La democracia en peligro
Si la relación de fuerzas no permite imponer esta evolución a los poderosos, éstos intentarán mantener sus excesivos privilegios por la fuerza, aprovechando el debilitamiento de la democracia (la coartada del terrorismo, los nuevos organismo de seguridad, la criminalizació de la oposición política, el control social y la vigilancia integral, el debilitamiento moral de los medios de comunicación, el conformismo generalizado) y alegando las medidas de fuerza necesarias. La astucia de la historia sería, incluso, que un poder autoritario se jacte de la necesidad ecológica para hacer que se acepte la restricción de la desigualdad. La gestión de las epidemias, los accidentes nucleares, los focos de contaminación, la “gestión” de los emigrados por la crisis climática son algunos de los motivos que facilitarían la restricción de las libertades.
¿Cuáles son los principales obstáculos para lograr una sociedad sobria y equitativa?

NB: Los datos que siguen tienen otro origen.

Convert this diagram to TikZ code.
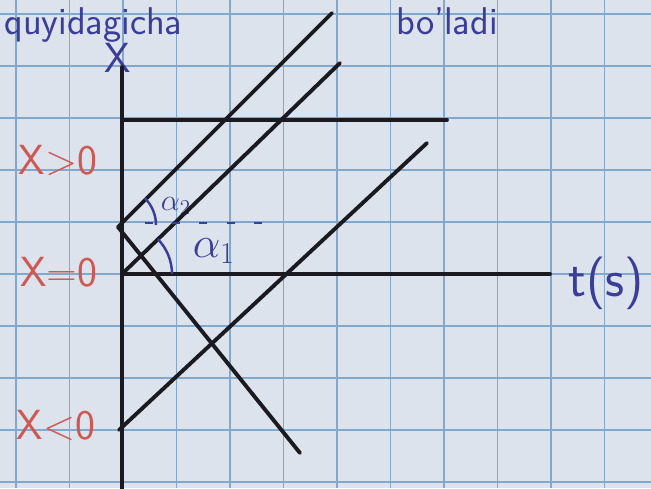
\documentclass[tikz,border=0pt]{standalone}
\usepackage{xcolor}
\usetikzlibrary{positioning}
\definecolor{paper}{RGB}{221,227,237}
\definecolor{gridblue}{RGB}{130,168,206}
\definecolor{inkred}{RGB}{206,88,82}
\definecolor{inkblue}{RGB}{58,62,152}
\definecolor{inkblack}{RGB}{26,26,32}
\tikzset{
  gridline/.style={
    draw=gridblue,
    line width=0.9pt
  },
  graphline/.style={
    draw=inkblack,
    line width=2.2pt,
    line cap=round
  },
  redlabel/.style={
    text=inkred,
    inner sep=0pt,
    font=\sffamily\fontsize{24}{28}\selectfont
  },
  bluelabel/.style={
    text=inkblue,
    inner sep=0pt,
    font=\sffamily\fontsize{24}{28}\selectfont
  },
  anglelabel/.style={
    text=inkblue,
    inner sep=0pt
  },
  anglearc/.style={
    draw=inkblue,
    line width=1.4pt
  },
  helpline/.style={
    draw=inkblue,
    line width=1.4pt,
    dash pattern=on 4.5pt off 11pt
  }
}

\begin{document}
\begin{tikzpicture}[x=0.02cm,y=-0.02cm]
\useasboundingbox (0,0) rectangle (651,488);
\clip (0,0) rectangle (651,488);
\fill[paper] (0,0) rectangle (651,488);
\foreach \gx in {16,69.5,...,640} \draw[gridline] (\gx,0) -- (\gx,488);
\foreach \gy in {14,66,...,488} \draw[gridline] (0,\gy) -- (651,\gy);

% points on the axes
\coordinate (O) at (122,274);
\coordinate (xtop) at (122,67);
\coordinate (xbot) at (122,492);
\coordinate (tend) at (550,274);
\coordinate (xpos) at (118,227);
\coordinate (xneg) at (119,430);
\coordinate (hstart) at (122,120);
\coordinate (hend) at (447,120);
\coordinate (aend) at (332,13);
\coordinate (bend) at (340,63);
\coordinate (cend) at (427,143);
\coordinate (dend) at (300,453);
\coordinate (dashstart) at (145,223);
\coordinate (dashend) at (264,223);

% labels
\node[bluelabel, font=\sffamily\fontsize{22}{26}\selectfont, anchor=base west] (head1) at (4,34) {quyidagicha};
\node[bluelabel, font=\sffamily\fontsize{22}{26}\selectfont, anchor=base west] (head2) at (396,34) {bo'ladi};
\node[bluelabel] (xlab) at (118,58) {X};
\node[bluelabel, font=\sffamily\fontsize{30}{34}\selectfont] (tlab) at (606,283) {t(s)};
\node[redlabel] (xgt) at (58,160) {X>0};
\node[redlabel] (xeq) at (59,272) {X=0};
\node[redlabel] (xlt) at (56,425) {X<0};
\node[anglelabel, font=\fontsize{17}{19}\selectfont] (al2) at (176,206) {$\alpha_2$};
\node[anglelabel, font=\fontsize{24}{28}\selectfont] (al1) at (214,251) {$\alpha_1$};

% axes
\draw[graphline] (xbot) -- (xtop);
\draw[graphline] (O) -- (tend);

% graphs
\draw[graphline] (hstart) -- (hend);
\draw[graphline] (xpos) -- (aend);
\draw[graphline] (O) -- (bend);
\draw[graphline] (xneg) -- (cend);
\draw[graphline] (xpos) -- (dend);

% angles
\draw[helpline] (dashstart) -- (dashend);
\draw[anglearc] (O) ++(50,0) arc[start angle=0, end angle=-44, radius=50];
\draw[anglearc] (xpos) ++(38,-2) arc[start angle=0, end angle=-45, radius=38];
\end{tikzpicture}
\end{document}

En primer lugar, las ideas preconcebidas. La más poderosa es la creencia en el crecimiento como única posibilidad de resolver los problemas sociales. La segunda, creer que el progreso tecnológico resolverá los problemas ecológicos. La tercera es la fatalidad del desempleo y está estrechamente ligada a las dos anteriores. El desempleo se ha convertido en una noción ampliamente construida por el capitalismo, para el cual es el medio más eficaz para, dentro de ciertos límites, asegurarse la docilidad popular y el bajo nivel de los salarios. Pero es todo lo contrario, la transferencia de las riquezas de la oligarquía hacia los servicios públicos, un sistema impositivo que pesa más sobre la contaminación y sobre el capital que sobre el trabajo, las políticas agrarias activas en los países del Sur y la búsqueda de la eficacia energética son inmensas fuentes de empleos. Un cuarto lugar común asocia a Europa con América del Norte en una comunidad de naciones. Pero sus caminos han divergido, hay que separar a Europa de la gran potencia y acercarla al Sur.